No suele enunciarse con claridad. Pero lo cierto es que existe un derecho al orden. En el artículo 28 de la Declaración Universal de los Derechos Humanos se dice claramente: “Toda persona tiene derecho a que se establezca un orden social e internacional en el que los derechos y libertades proclamados en esta Declaración se hagan plenamente efectivos”. Repito: existe un derecho al orden. Un orden claro, preciso, seguro. Pero también necesariamente complejo.
Y al decir complejo queremos decir que convive con el desorden. Que es un orden cálido. Porque eso que llamamos calor es en realidad desorden. Se trata de la agitación en desorden de moléculas y de átomos. Y hemos de volver en este punto a Edgar Morin, que citábamos ayer, quien nos dice que la complejidad está ligada a una cierta mezcla de orden y desorden. Mezcla íntima. “Orden y desorden son dos enemigos: uno suprime al otro pero, al mismo tiempo, en ciertos casos, colaboran y producen la organización y la complejidad”.

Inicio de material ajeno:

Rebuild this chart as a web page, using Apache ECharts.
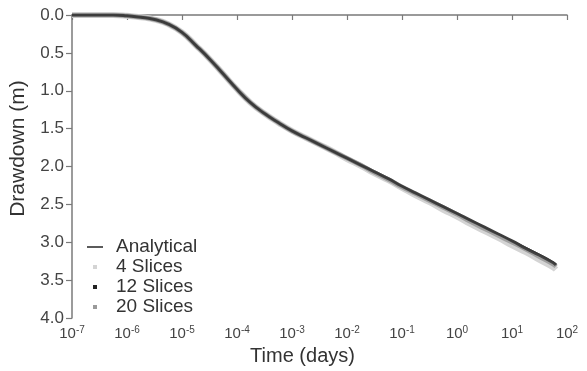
<!DOCTYPE html>
<html>
<head>
    <meta charset="UTF-8">
    <title>Drawdown vs time</title>
    <script src="https://cdn.jsdelivr.net/npm/echarts@6/dist/echarts.min.js"></script>
</head>
<body style="margin:0;background:#fff">
<div id="chart" style="width:587px;height:371px"></div>
<script type="text/javascript">
    // time exponents (log10 days)
    var logTimes = [-7, -6.75, -6.5, -6.25, -6, -5.75, -5.5, -5.25, -5, -4.75, -4.5, -4.25, -4, -3.75,
        -3.5, -3.25, -3, -2.75, -2.5, -2.25, -2, -1.75, -1.5, -1.25, -1, -0.75, -0.5, -0.25, 0,
        0.25, 0.5, 0.75, 1, 1.25, 1.5, 1.75, 1.8];
    var analytical = [0.00, 0.00, 0.00, 0.00, 0.01, 0.03, 0.06, 0.12, 0.23, 0.40, 0.58, 0.78, 0.98, 1.16,
        1.30, 1.42, 1.53, 1.62, 1.71, 1.80, 1.89, 1.98, 2.07, 2.16, 2.26, 2.35, 2.44, 2.53, 2.62,
        2.71, 2.80, 2.89, 2.98, 3.07, 3.16, 3.26, 3.29];
    var slices4 = [0.00, 0.00, 0.00, 0.00, 0.01, 0.03, 0.06, 0.12, 0.23, 0.40, 0.58, 0.78, 0.98, 1.16,
        1.30, 1.42, 1.53, 1.62, 1.71, 1.80, 1.90, 1.99, 2.09, 2.18, 2.28, 2.38, 2.47, 2.57, 2.66,
        2.76, 2.85, 2.94, 3.04, 3.13, 3.23, 3.33, 3.36];
    var slices12 = [0.00, 0.00, 0.00, 0.00, 0.01, 0.03, 0.06, 0.12, 0.23, 0.40, 0.58, 0.78, 0.98, 1.16,
        1.30, 1.42, 1.53, 1.62, 1.71, 1.80, 1.89, 1.98, 2.07, 2.16, 2.26, 2.35, 2.44, 2.53, 2.62,
        2.71, 2.80, 2.89, 2.98, 3.08, 3.17, 3.27, 3.30];
    var slices20 = [0.00, 0.00, 0.00, 0.00, 0.01, 0.03, 0.06, 0.12, 0.23, 0.40, 0.58, 0.78, 0.98, 1.16,
        1.30, 1.42, 1.53, 1.62, 1.71, 1.80, 1.89, 1.98, 2.08, 2.17, 2.27, 2.36, 2.45, 2.54, 2.63,
        2.73, 2.82, 2.91, 3.00, 3.09, 3.19, 3.29, 3.32];
    var yTicks = [0, 0.5, 1, 1.5, 2, 2.5, 3, 3.5, 4];

    function pairs(vals) {
        return logTimes.map(function (e, i) {
            return [Math.pow(10, e), vals[i]];
        });
    }

    var font = 'Liberation Sans, Arial, sans-serif';
    var squareIcon = 'path://M0,0 M16,10 M6,3 L10,3 L10,7 L6,7 Z';
    var chart = echarts.init(document.getElementById('chart'));
    chart.setOption({
        animation: false,
        backgroundColor: '#fff',
        grid: {left: 71, right: 20, top: 15, bottom: 48},
        legend: {
            orient: 'vertical',
            left: 82,
            top: 232,
            itemGap: 0,
            itemWidth: 16,
            itemHeight: 10,
            textStyle: {fontFamily: font, fontSize: 19, color: '#333', lineHeight: 20, padding: [0, 0, 0, 8]},
            data: [
                {name: 'Analytical', icon: 'path://M0,0 M16,10 M0,4.2 L16,4.2 L16,5.8 L0,5.8 Z', itemStyle: {color: '#333'}},
                {name: '4 Slices', icon: squareIcon},
                {name: '12 Slices', icon: squareIcon},
                {name: '20 Slices', icon: squareIcon}
            ]
        },
        xAxis: {
            type: 'log',
            logBase: 10,
            min: 1e-7,
            max: 1e2,
            name: 'Time (days)',
            nameLocation: 'middle',
            nameGap: 27,
            nameTextStyle: {fontFamily: font, fontSize: 20, color: '#333', padding: [0, 34, 0, 0]},
            splitLine: {show: false},
            axisLine: {lineStyle: {color: '#7a7a7a', width: 1.5}},
            axisTick: {lineStyle: {color: '#7a7a7a', width: 1.2}, length: 5},
            axisLabel: {
                margin: 7,
                formatter: function (v) {
                    return '{b|10}{s|' + Math.round(Math.log10(v)) + '}';
                },
                rich: {
                    b: {fontFamily: font, fontSize: 15, color: '#444'},
                    s: {fontFamily: font, fontSize: 10, color: '#444', padding: [0, 0, 7, 0]}
                }
            }
        },
        yAxis: {
            type: 'value',
            inverse: true,
            min: 0,
            max: 4,
            interval: 0.5,
            name: 'Drawdown (m)',
            nameLocation: 'middle',
            nameGap: 43,
            nameTextStyle: {fontFamily: font, fontSize: 21, color: '#333', padding: [0, 0, 0, 36]},
            splitLine: {show: false},
            axisLine: {show: true, lineStyle: {color: '#7a7a7a', width: 1.5}},
            axisTick: {show: true, lineStyle: {color: '#7a7a7a', width: 1.2}, length: 6},
            axisLabel: {
                fontFamily: font, fontSize: 17, color: '#444', margin: 8,
                formatter: function (v) {
                    return yTicks.indexOf(v) >= 0 ? v.toFixed(1) : '';
                }
            }
        },
        series: [
            {
                name: '4 Slices', type: 'line', data: pairs(slices4), showSymbol: false, smooth: 0.5,
                itemStyle: {color: '#d4d4d4'},
                lineStyle: {color: '#d4d4d4', width: 6}
            },
            {
                name: '20 Slices', type: 'line', data: pairs(slices20), showSymbol: false, smooth: 0.5,
                itemStyle: {color: '#9a9a9a'},
                lineStyle: {color: '#a0a0a0', width: 4.5}
            },
            {
                name: '12 Slices', type: 'line', data: pairs(slices12), showSymbol: false, smooth: 0.5,
                itemStyle: {color: '#222'},
                lineStyle: {color: '#444', width: 3}
            },
            {
                name: 'Analytical', type: 'line', data: pairs(analytical), showSymbol: false, smooth: 0.5,
                itemStyle: {color: '#333'},
                lineStyle: {color: '#3a3a3a', width: 1.5}
            }
        ]
    });
</script>
</body>
</html>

El orden es repetición, constancia, invariabilidad. El desorden es irregularidad, desviación respecto a una estructura, lo aleatorio, lo imprevisible. Se necesitan ambos. “En un universo de orden puro, no habría innovación, creación, evolución”. Del mismo modo, “ninguna existencia sería posible en el puro desorden, porque no habría ningún elemento de estabilidad sobre el cual fundar una organización. Las organizaciones tienen necesidad de orden y de desorden”.
Creo que se puede decir que existe el derecho al orden, y también al desorden. Que el desorden no nos diluya. Pero que el orden no nos aplaste.